-- START DATA SECTION --

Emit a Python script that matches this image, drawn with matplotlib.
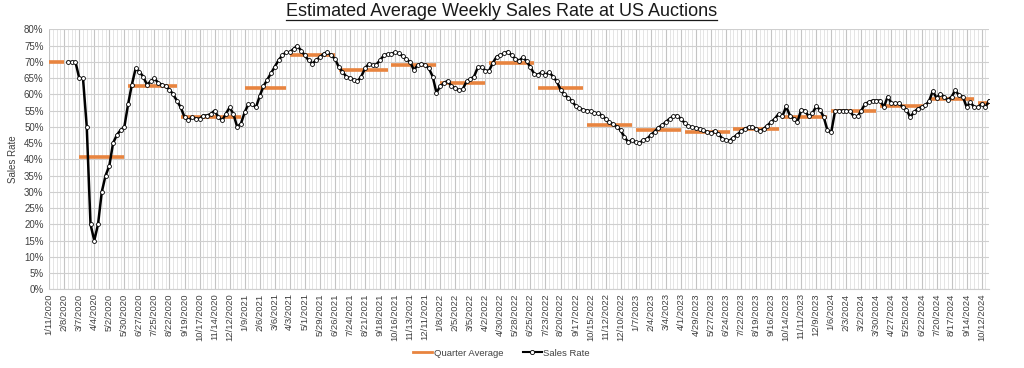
import numpy as np
import pandas as pd
import matplotlib
matplotlib.use('Agg')
import matplotlib.pyplot as plt
from matplotlib.lines import Line2D
from matplotlib.ticker import FixedLocator, MultipleLocator

plt.rcParams['font.family'] = ['Liberation Sans', 'DejaVu Sans']

# Weekly sales rate (%), first 5 weeks have no data
nan = np.nan
sales_rate = [
    nan, nan, nan, nan, nan, 70, 70, 70, 65, 65,
    50, 20, 15, 20, 30, 35, 38, 45, 47.5, 49,
    50, 57, 63, 68, 67, 65.5, 63, 64, 65, 63.5,
    63, 62.5, 61.5, 60, 58, 56, 53, 52, 53, 52.5,
    52.5, 53.5, 53.5, 54, 55, 53, 52, 54, 56, 54,
    50, 51, 54.5, 57, 57, 56, 59.5, 62.5, 64.5, 66.5,
    68.5, 70.5, 72, 73, 73, 74, 75, 73.5, 72, 70.5,
    69.5, 70.5, 71.5, 72.5, 73, 72, 71, 68.5, 67, 65.5,
    65, 64.5, 64, 65.5, 68, 69.4, 69, 69.2, 70.5, 72,
    72.4, 72.4, 73, 72.6, 71.8, 70.8, 70, 67.5, 69, 69.4,
    69, 68, 65.5, 60.5, 62.5, 63.5, 64.2, 62.5, 62, 61.2,
    61.6, 64, 64.7, 65.5, 68.3, 68.5, 67.3, 67.3, 69.7, 71.6,
    72.1, 72.6, 73.2, 72, 71, 70.4, 71.4, 70.2, 68.4, 66.3,
    66.1, 66.8, 66.1, 66.8, 65.5, 64, 61.5, 60, 59, 58,
    56.5, 55.8, 55.2, 55, 54.9, 54.2, 54.2, 53.5, 52.5, 51.5,
    50.8, 50.1, 48.9, 46.9, 45.3, 46, 45.2, 45, 46, 46.3,
    47.5, 48.5, 49.8, 50.5, 51.5, 52.5, 53.2, 53.5, 52.5, 51.2,
    50.2, 49.9, 49.7, 49.4, 48.9, 48.4, 48.1, 48.8, 47.9, 46.4,
    45.9, 45.8, 46.7, 47.6, 48.7, 49.4, 49.9, 50.1, 49.4, 48.7,
    49.4, 50.4, 51.5, 52.5, 54, 53.2, 56.3, 53.5, 52.5, 51.5,
    55.3, 55, 53.2, 54.2, 56.3, 55.3, 53, 48.9, 48.4, 54.8,
    55, 55, 55, 54.8, 53.2, 53.2, 55, 57.1, 57.6, 58.1,
    58.1, 58.1, 56.1, 59.3, 57.3, 57.3, 57.3, 56.1, 55.3, 53,
    54.5, 55.6, 56.1, 56.6, 57.9, 61, 58.9, 60.2, 59.3, 58.3,
    59.3, 61.2, 59.7, 59.3, 56.1, 57.6, 56.1, 56.1, 57.1, 56.1,
    58.1,
]
weeks = pd.date_range('2020-01-11', periods=len(sales_rate), freq='7D')

# Quarter average segments (first week, last week, value %)
quarter_start = ['2020-01-11', '2020-03-07', '2020-06-06', '2020-09-12', '2021-01-09',
                 '2021-04-03', '2021-07-03', '2021-10-09', '2022-01-08', '2022-04-09',
                 '2022-07-09', '2022-10-08', '2023-01-07', '2023-04-08', '2023-07-08',
                 '2023-10-07', '2024-01-06', '2024-04-06', '2024-07-06', '2024-10-05']
quarter_end = ['2020-02-08', '2020-05-30', '2020-09-05', '2021-01-02', '2021-03-27',
               '2021-06-26', '2021-10-02', '2022-01-01', '2022-04-02', '2022-07-02',
               '2022-10-01', '2022-12-31', '2023-04-01', '2023-07-01', '2023-09-30',
               '2023-12-30', '2024-03-30', '2024-06-29', '2024-09-28', '2024-10-26']
quarter_avg = [70, 40.7, 62.7, 53, 62, 72, 67.5, 69.2, 63.6, 69.8,
               62, 50.6, 49, 48.5, 49.3, 53.1, 55, 56.5, 58.6, 57.5]

x = np.arange(len(weeks))


def week_pos(d):
    return (pd.Timestamp(d) - weeks[0]).days // 7


fig = plt.figure(figsize=(10.24, 3.68), dpi=100)
ax = fig.add_axes([0.048, 0.214, 0.918, 0.706])

orange = '#E8843F'
for s, e, v in zip(quarter_start, quarter_end, quarter_avg):
    ax.plot([week_pos(s), week_pos(e)], [v, v], color=orange, lw=2.6,
            solid_capstyle='butt', zorder=3)

ax.plot(x, sales_rate, color='black', lw=1.8, marker='o', ms=2.8,
        mfc='white', mec='black', mew=0.6, zorder=4)

ax.set_xlim(0, len(weeks) - 1)
ax.set_ylim(0, 80)
ax.yaxis.set_major_locator(MultipleLocator(5))
ax.set_yticklabels([f'{int(v)}%' for v in ax.get_yticks()])

major = x[::4]
ax.xaxis.set_major_locator(FixedLocator(major))
ax.xaxis.set_minor_locator(FixedLocator(x))
ax.set_xticklabels([f'{d.month}/{d.day}/{d.year}' for d in weeks[::4]],
                   rotation=90, fontsize=6.8, color='#404040')
ax.tick_params(axis='y', labelsize=7, colors='#404040', length=0, pad=4)
ax.tick_params(axis='x', which='both', length=0, pad=3)

ax.grid(axis='y', color='#cfcfcf', lw=0.8)
ax.grid(axis='x', which='major', color='#c4c4c4', lw=0.8)
ax.grid(axis='x', which='minor', color='#e0e0e0', lw=0.6)
ax.set_axisbelow(True)
for side in ['top', 'right', 'left']:
    ax.spines[side].set_visible(False)
ax.spines['bottom'].set_color('#cfcfcf')

ax.set_ylabel('Sales Rate', fontsize=7, color='#404040', labelpad=4)

title = fig.text(0.49, 0.968, 'Estimated Average Weekly Sales Rate at US Auctions',
                 ha='center', va='center', fontsize=13, color='#1a1a1a')

handles = [Line2D([], [], color=orange, lw=2),
           Line2D([], [], color='black', lw=1.5, marker='o', ms=3,
                  mfc='white', mec='black', mew=0.6)]
fig.legend(handles, ['Quarter Average', 'Sales Rate'], loc='center',
           bbox_to_anchor=(0.49, 0.04), ncol=2, frameon=False, fontsize=6.8,
           handlelength=2.0, handletextpad=0.2, columnspacing=2.0,
           labelcolor='#404040')

# underline the title
fig.canvas.draw()
bb = title.get_window_extent().transformed(fig.transFigure.inverted())
fig.add_artist(Line2D([bb.x0, bb.x1], [bb.y0 + 0.002, bb.y0 + 0.002],
                      color='#1a1a1a', lw=0.9, transform=fig.transFigure))

fig.savefig('out.png', dpi=100)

-- END DATA SECTION --

*OBJECTIVE:* Leave out the pictures and copy the rest of the material above exactly.

*ANSWER:*
Emit a Python script that matches this image, drawn with matplotlib.
import numpy as np
import pandas as pd
import matplotlib
matplotlib.use('Agg')
import matplotlib.pyplot as plt
from matplotlib.lines import Line2D
from matplotlib.ticker import FixedLocator, MultipleLocator

plt.rcParams['font.family'] = ['Liberation Sans', 'DejaVu Sans']

# Weekly sales rate (%), first 5 weeks have no data
nan = np.nan
sales_rate = [
    nan, nan, nan, nan, nan, 70, 70, 70, 65, 65,
    50, 20, 15, 20, 30, 35, 38, 45, 47.5, 49,
    50, 57, 63, 68, 67, 65.5, 63, 64, 65, 63.5,
    63, 62.5, 61.5, 60, 58, 56, 53, 52, 53, 52.5,
    52.5, 53.5, 53.5, 54, 55, 53, 52, 54, 56, 54,
    50, 51, 54.5, 57, 57, 56, 59.5, 62.5, 64.5, 66.5,
    68.5, 70.5, 72, 73, 73, 74, 75, 73.5, 72, 70.5,
    69.5, 70.5, 71.5, 72.5, 73, 72, 71, 68.5, 67, 65.5,
    65, 64.5, 64, 65.5, 68, 69.4, 69, 69.2, 70.5, 72,
    72.4, 72.4, 73, 72.6, 71.8, 70.8, 70, 67.5, 69, 69.4,
    69, 68, 65.5, 60.5, 62.5, 63.5, 64.2, 62.5, 62, 61.2,
    61.6, 64, 64.7, 65.5, 68.3, 68.5, 67.3, 67.3, 69.7, 71.6,
    72.1, 72.6, 73.2, 72, 71, 70.4, 71.4, 70.2, 68.4, 66.3,
    66.1, 66.8, 66.1, 66.8, 65.5, 64, 61.5, 60, 59, 58,
    56.5, 55.8, 55.2, 55, 54.9, 54.2, 54.2, 53.5, 52.5, 51.5,
    50.8, 50.1, 48.9, 46.9, 45.3, 46, 45.2, 45, 46, 46.3,
    47.5, 48.5, 49.8, 50.5, 51.5, 52.5, 53.2, 53.5, 52.5, 51.2,
    50.2, 49.9, 49.7, 49.4, 48.9, 48.4, 48.1, 48.8, 47.9, 46.4,
    45.9, 45.8, 46.7, 47.6, 48.7, 49.4, 49.9, 50.1, 49.4, 48.7,
    49.4, 50.4, 51.5, 52.5, 54, 53.2, 56.3, 53.5, 52.5, 51.5,
    55.3, 55, 53.2, 54.2, 56.3, 55.3, 53, 48.9, 48.4, 54.8,
    55, 55, 55, 54.8, 53.2, 53.2, 55, 57.1, 57.6, 58.1,
    58.1, 58.1, 56.1, 59.3, 57.3, 57.3, 57.3, 56.1, 55.3, 53,
    54.5, 55.6, 56.1, 56.6, 57.9, 61, 58.9, 60.2, 59.3, 58.3,
    59.3, 61.2, 59.7, 59.3, 56.1, 57.6, 56.1, 56.1, 57.1, 56.1,
    58.1,
]
weeks = pd.date_range('2020-01-11', periods=len(sales_rate), freq='7D')

# Quarter average segments (first week, last week, value %)
quarter_start = ['2020-01-11', '2020-03-07', '2020-06-06', '2020-09-12', '2021-01-09',
                 '2021-04-03', '2021-07-03', '2021-10-09', '2022-01-08', '2022-04-09',
                 '2022-07-09', '2022-10-08', '2023-01-07', '2023-04-08', '2023-07-08',
                 '2023-10-07', '2024-01-06', '2024-04-06', '2024-07-06', '2024-10-05']
quarter_end = ['2020-02-08', '2020-05-30', '2020-09-05', '2021-01-02', '2021-03-27',
               '2021-06-26', '2021-10-02', '2022-01-01', '2022-04-02', '2022-07-02',
               '2022-10-01', '2022-12-31', '2023-04-01', '2023-07-01', '2023-09-30',
               '2023-12-30', '2024-03-30', '2024-06-29', '2024-09-28', '2024-10-26']
quarter_avg = [70, 40.7, 62.7, 53, 62, 72, 67.5, 69.2, 63.6, 69.8,
               62, 50.6, 49, 48.5, 49.3, 53.1, 55, 56.5, 58.6, 57.5]

x = np.arange(len(weeks))


def week_pos(d):
    return (pd.Timestamp(d) - weeks[0]).days // 7


fig = plt.figure(figsize=(10.24, 3.68), dpi=100)
ax = fig.add_axes([0.048, 0.214, 0.918, 0.706])

orange = '#E8843F'
for s, e, v in zip(quarter_start, quarter_end, quarter_avg):
    ax.plot([week_pos(s), week_pos(e)], [v, v], color=orange, lw=2.6,
            solid_capstyle='butt', zorder=3)

ax.plot(x, sales_rate, color='black', lw=1.8, marker='o', ms=2.8,
        mfc='white', mec='black', mew=0.6, zorder=4)

ax.set_xlim(0, len(weeks) - 1)
ax.set_ylim(0, 80)
ax.yaxis.set_major_locator(MultipleLocator(5))
ax.set_yticklabels([f'{int(v)}%' for v in ax.get_yticks()])

major = x[::4]
ax.xaxis.set_major_locator(FixedLocator(major))
ax.xaxis.set_minor_locator(FixedLocator(x))
ax.set_xticklabels([f'{d.month}/{d.day}/{d.year}' for d in weeks[::4]],
                   rotation=90, fontsize=6.8, color='#404040')
ax.tick_params(axis='y', labelsize=7, colors='#404040', length=0, pad=4)
ax.tick_params(axis='x', which='both', length=0, pad=3)

ax.grid(axis='y', color='#cfcfcf', lw=0.8)
ax.grid(axis='x', which='major', color='#c4c4c4', lw=0.8)
ax.grid(axis='x', which='minor', color='#e0e0e0', lw=0.6)
ax.set_axisbelow(True)
for side in ['top', 'right', 'left']:
    ax.spines[side].set_visible(False)
ax.spines['bottom'].set_color('#cfcfcf')

ax.set_ylabel('Sales Rate', fontsize=7, color='#404040', labelpad=4)

title = fig.text(0.49, 0.968, 'Estimated Average Weekly Sales Rate at US Auctions',
                 ha='center', va='center', fontsize=13, color='#1a1a1a')

handles = [Line2D([], [], color=orange, lw=2),
           Line2D([], [], color='black', lw=1.5, marker='o', ms=3,
                  mfc='white', mec='black', mew=0.6)]
fig.legend(handles, ['Quarter Average', 'Sales Rate'], loc='center',
           bbox_to_anchor=(0.49, 0.04), ncol=2, frameon=False, fontsize=6.8,
           handlelength=2.0, handletextpad=0.2, columnspacing=2.0,
           labelcolor='#404040')

# underline the title
fig.canvas.draw()
bb = title.get_window_extent().transformed(fig.transFigure.inverted())
fig.add_artist(Line2D([bb.x0, bb.x1], [bb.y0 + 0.002, bb.y0 + 0.002],
                      color='#1a1a1a', lw=0.9, transform=fig.transFigure))

fig.savefig('out.png', dpi=100)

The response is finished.